I is for Independence.  The loss of independence, in a variety of ways, can be devastating, humiliating, and life changing.  What are some of the ways in which seniors lose independence?  The answers are: not being able to drive the car, physical limitations in work or activities previously enjoyed, and the inability to live alone.  Unless deemed incompetent, elderly people themselves can and should be the final decision-makers regarding their loss of independence.

T is for Truth and Trust.   Just as with the rest of us, seniors want and deserve the truth.  “Speak the truth in love” should be the guiding principle, as is being trustworthy.  Information withheld creates a separation that can grow into distant and frustrating relationships.  Being a support person, a confidante, and a friend as some very hard decisions are made can help to build trust while dealing with some new and difficult truths.
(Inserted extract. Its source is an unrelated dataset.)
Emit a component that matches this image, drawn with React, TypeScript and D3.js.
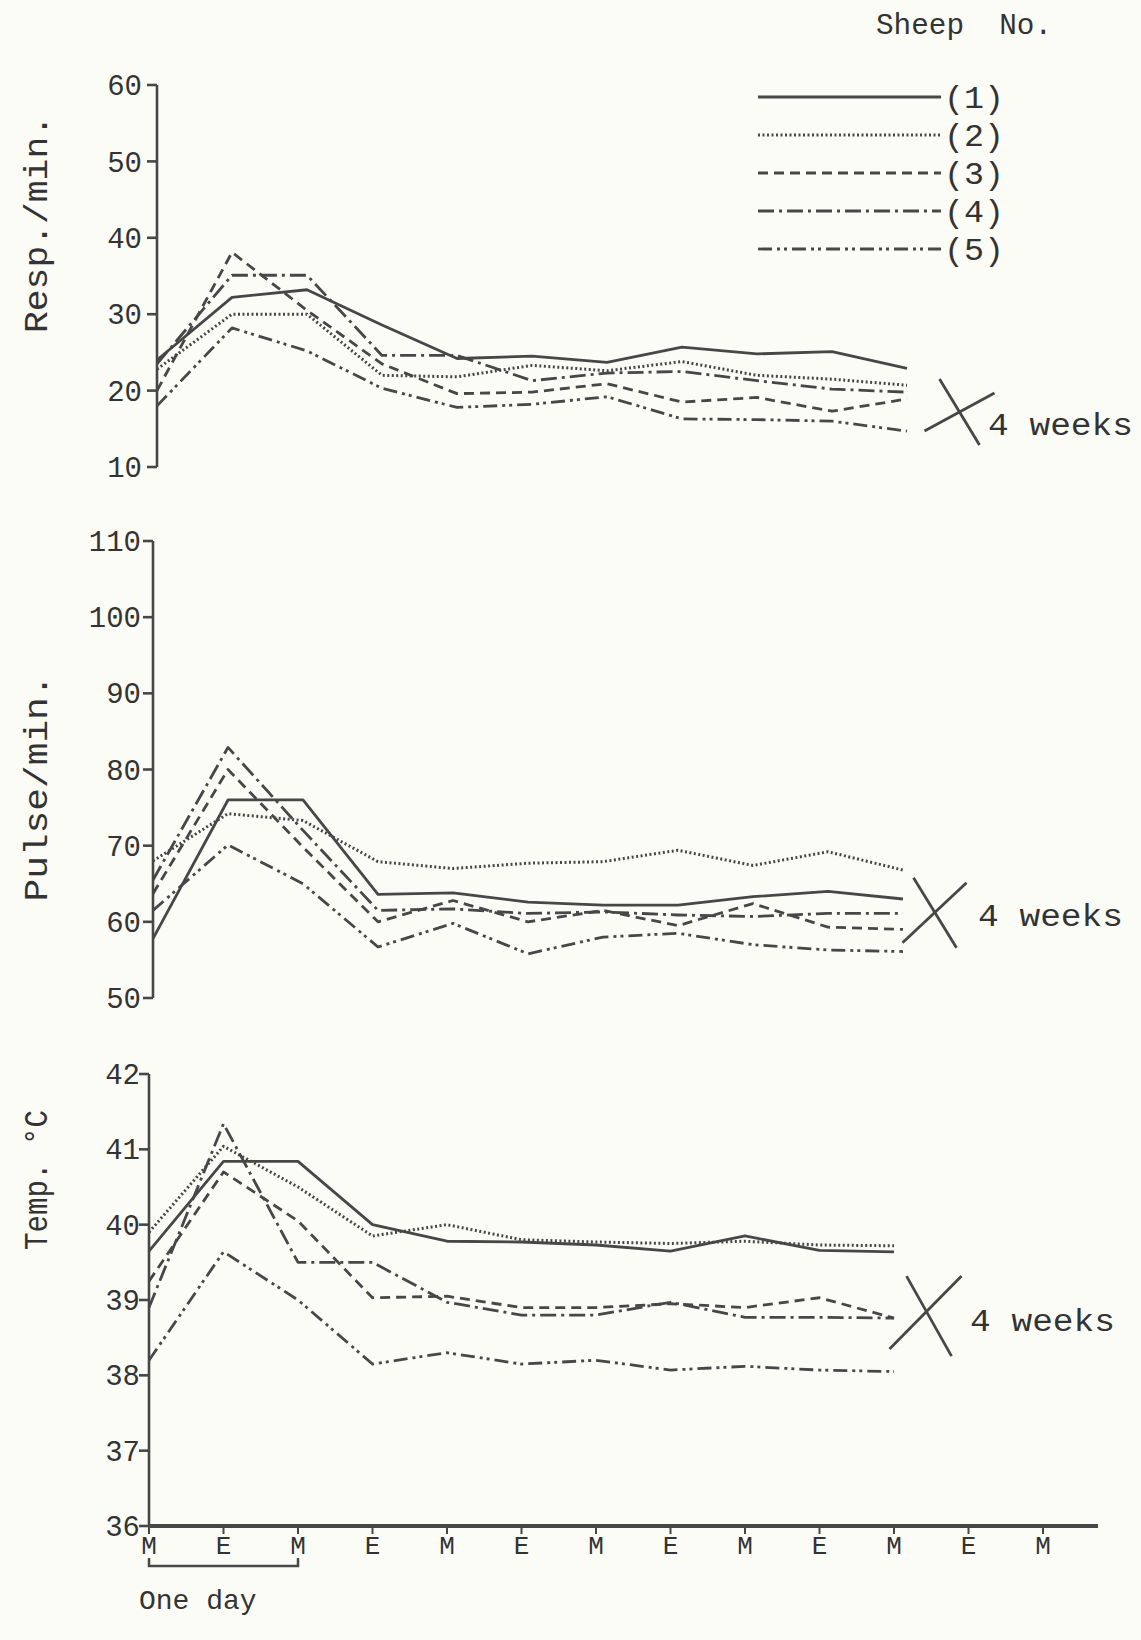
import React from "react";
import * as d3 from "d3";

// x axis slots (M = morning, E = evening)
const slots = ["M", "E", "M", "E", "M", "E", "M", "E", "M", "E", "M", "E", "M"];
const sheepNames = ["(1)", "(2)", "(3)", "(4)", "(5)"];

// respiration rate, resp./min
const resp1 = [24, 32.2, 33.2, 28.6, 24.2, 24.5, 23.7, 25.7, 24.8, 25.1, 22.9];
const resp2 = [22.8, 30, 30, 22, 21.8, 23.3, 22.6, 23.8, 22, 21.5, 20.7];
const resp3 = [20, 38.1, 30.5, 23.5, 19.6, 19.8, 20.9, 18.5, 19.1, 17.3, 18.9];
const resp4 = [23.5, 35.1, 35.1, 24.6, 24.6, 21.3, 22.3, 22.5, 21.3, 20.2, 19.8];
const resp5 = [18, 28.2, 25.2, 20.3, 17.8, 18.2, 19.2, 16.3, 16.2, 16, 14.7];

// pulse rate, pulse/min
const pulse1 = [57.8, 76, 76, 63.6, 63.8, 62.6, 62.2, 62.2, 63.3, 64, 63];
const pulse2 = [68, 74.2, 73.3, 67.9, 67, 67.7, 67.9, 69.4, 67.4, 69.2, 66.8];
const pulse3 = [63.7, 80, 69.8, 60, 62.8, 60, 61.5, 59.5, 62.4, 59.3, 59];
const pulse4 = [65.5, 82.9, 72, 61.5, 61.7, 61.1, 61.3, 60.9, 60.7, 61.1, 61.1];
const pulse5 = [61.5, 70.1, 65, 56.7, 59.8, 55.8, 58, 58.5, 57, 56.3, 56.1];

// rectal temperature, deg C
const temp1 = [39.65, 40.84, 40.84, 40.0, 39.78, 39.77, 39.73, 39.65, 39.85, 39.66, 39.64];
const temp2 = [39.9, 41.04, 40.5, 39.85, 40.0, 39.8, 39.77, 39.75, 39.78, 39.73, 39.72];
const temp3 = [39.25, 40.7, 40.05, 39.03, 39.05, 38.9, 38.9, 38.95, 38.9, 39.03, 38.76];
const temp4 = [38.9, 41.34, 39.5, 39.5, 38.97, 38.8, 38.8, 38.97, 38.77, 38.77, 38.76];
const temp5 = [38.2, 39.64, 39.0, 38.15, 38.3, 38.15, 38.2, 38.07, 38.12, 38.07, 38.05];

const respTicks = [10, 20, 30, 40, 50, 60];
const pulseTicks = [50, 60, 70, 80, 90, 100, 110];
const tempTicks = [36, 37, 38, 39, 40, 41, 42];

const ink = "#474747";
const textInk = "#333";
const font = "'Liberation Mono', 'DejaVu Sans Mono', monospace";
// one dash pattern per sheep
const dashes = ["none", "2 2.5", "10 6", "16 5 3 5", "14 5 3 4 3 5"];

const panels = [
  { title: "Resp./min.", titleY: 224, titleLen: 218, ticks: respTicks, series: [resp1, resp2, resp3, resp4, resp5],
    axisX: 157, step: 75, top: 85, bottom: 467, labelGap: 15, mark: { i: 10.7, v: 17.2 }, cross: [[-20, -33, 20, 33], [-35, 19, 35, -19]], weeksX: 988, weeksDy: 12 },
  { title: "Pulse/min.", titleY: 788, titleLen: 227, ticks: pulseTicks, series: [pulse1, pulse2, pulse3, pulse4, pulse5],
    axisX: 153, step: 75, top: 541, bottom: 998, labelGap: 12, mark: { i: 10.42, v: 61.2 }, cross: [[-21, -35, 22, 35], [-32, 30, 32, -30]], weeksX: 978, weeksDy: 2 },
  { title: "Temp. °C", titleY: 1180, titleLen: 140, ticks: tempTicks, series: [temp1, temp2, temp3, temp4, temp5],
    axisX: 149, step: 74.5, top: 1074, bottom: 1526, labelGap: 9, mark: { i: 10.45, v: 38.8 }, cross: [[-21, -39, 24, 41], [-38, 34, 34, -39]], weeksX: 970, weeksDy: 5 },
];

function Panel({ p }: { p: any }) {
  const y = d3.scaleLinear().domain([p.ticks[0], p.ticks[p.ticks.length - 1]]).range([p.bottom, p.top]);
  const x = d3.scaleLinear().domain([0, 1]).range([p.axisX, p.axisX + p.step]);
  const line = d3.line<number>().x((d, i) => x(i)).y(d => y(d));
  const cx = x(p.mark.i), cy = y(p.mark.v);
  return (
    <g>
      <text transform={`translate(47,${p.titleY}) rotate(-90)`} textAnchor="middle" fontSize={33} fill={textInk}
        textLength={p.titleLen} lengthAdjust="spacingAndGlyphs">{p.title}</text>
      <line x1={p.axisX} x2={p.axisX} y1={p.top} y2={p.bottom} stroke={ink} strokeWidth={2.6} />
      {p.ticks.map((t: number) => (
        <g key={t}>
          <line x1={p.axisX - 10} x2={p.axisX} y1={y(t)} y2={y(t)} stroke={ink} strokeWidth={2.6} />
          <text x={p.axisX - p.labelGap} y={y(t)} dy="0.35em" textAnchor="end" fontSize={29} fill={textInk}>{t}</text>
        </g>
      ))}
      {p.series.map((s: number[], k: number) => (
        <path key={k} d={line(s) || ""} fill="none" stroke={ink} strokeWidth={k === 1 ? 3 : 2.8}
          strokeDasharray={dashes[k]} strokeLinejoin="round" />
      ))}
      {p.cross.map((c: number[], k: number) => (
        <line key={k} x1={cx + c[0]} y1={cy + c[1]} x2={cx + c[2]} y2={cy + c[3]} stroke={ink} strokeWidth={2.8} />
      ))}
      <text x={p.weeksX} y={cy + p.weeksDy} dy="0.35em" fontSize={31} fill={textInk}
        textLength={145} lengthAdjust="spacingAndGlyphs">4 weeks</text>
    </g>
  );
}

export default function App() {
  const bottom = panels[2];
  const xb = d3.scaleLinear().domain([0, 1]).range([bottom.axisX, bottom.axisX + bottom.step]);
  const legendY = d3.scalePoint<string>().domain(sheepNames).range([97, 249]);
  return (
    <svg width={1141} height={1640} style={{ position: "absolute", left: 0, top: 0, display: "block" }}
      fontFamily={font}>
      <rect width={1141} height={1640} fill="#fcfcf7" />

      {/* legend */}
      <text x={876} y={34} fontSize={29} fill={textInk} xmlSpace="preserve"
        textLength={176} lengthAdjust="spacingAndGlyphs">Sheep  No.</text>
      {sheepNames.map((n, k) => (
        <g key={n}>
          <line x1={758} x2={941} y1={legendY(n)} y2={legendY(n)} stroke={ink} strokeWidth={k === 1 ? 3 : 2.8}
            strokeDasharray={dashes[k]} />
          <text x={944} y={legendY(n)} dy="0.35em" fontSize={32} fill={textInk}
            textLength={60} lengthAdjust="spacingAndGlyphs">{n}</text>
        </g>
      ))}

      {panels.map(p => <Panel key={p.title} p={p} />)}

      {/* bottom x axis */}
      <line x1={bottom.axisX} x2={1098} y1={bottom.bottom} y2={bottom.bottom} stroke={ink} strokeWidth={4} />
      {slots.map((s, i) => (
        <g key={i}>
          <line x1={xb(i)} x2={xb(i)} y1={bottom.bottom} y2={bottom.bottom + 8} stroke={ink} strokeWidth={2} />
          <text x={xb(i)} y={bottom.bottom + 28} textAnchor="middle" fontSize={26} fill={textInk}>{s}</text>
        </g>
      ))}

      {/* one day bracket */}
      <path d={`M${xb(0)},${1558}V${1566}H${xb(2)}V${1558}`} fill="none" stroke={ink} strokeWidth={2.5} />
      <text x={139} y={1609} fontSize={28} fill={textInk}>One day</text>
    </svg>
  );
}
H is for Heavenly Hope.  The assured hope that our loved ones will be united with our Lord for eternity in heaven is very comforting and real for seniors in our congregations.  Their lives have been woven with joy, sadness, fear, and gladness.  They have experienced many unimaginable changes locally and globally.  As Christians they look forward to the day they will meet their Savior face-to-face.  What can we do for them in these “sunset years”?  We can visit them, listen to them, learn from them, sing and pray with them.  We must make sure they continue to receive the Lord’s Supper, even if they are no longer able to attend worship at their home church.

As parish nurses, we see senior members in our congregations with many of the issues described above.  My prayer for each of us is that we see our seniors as children of the Heavenly Father, and assist them with their needs through love, compassion and support.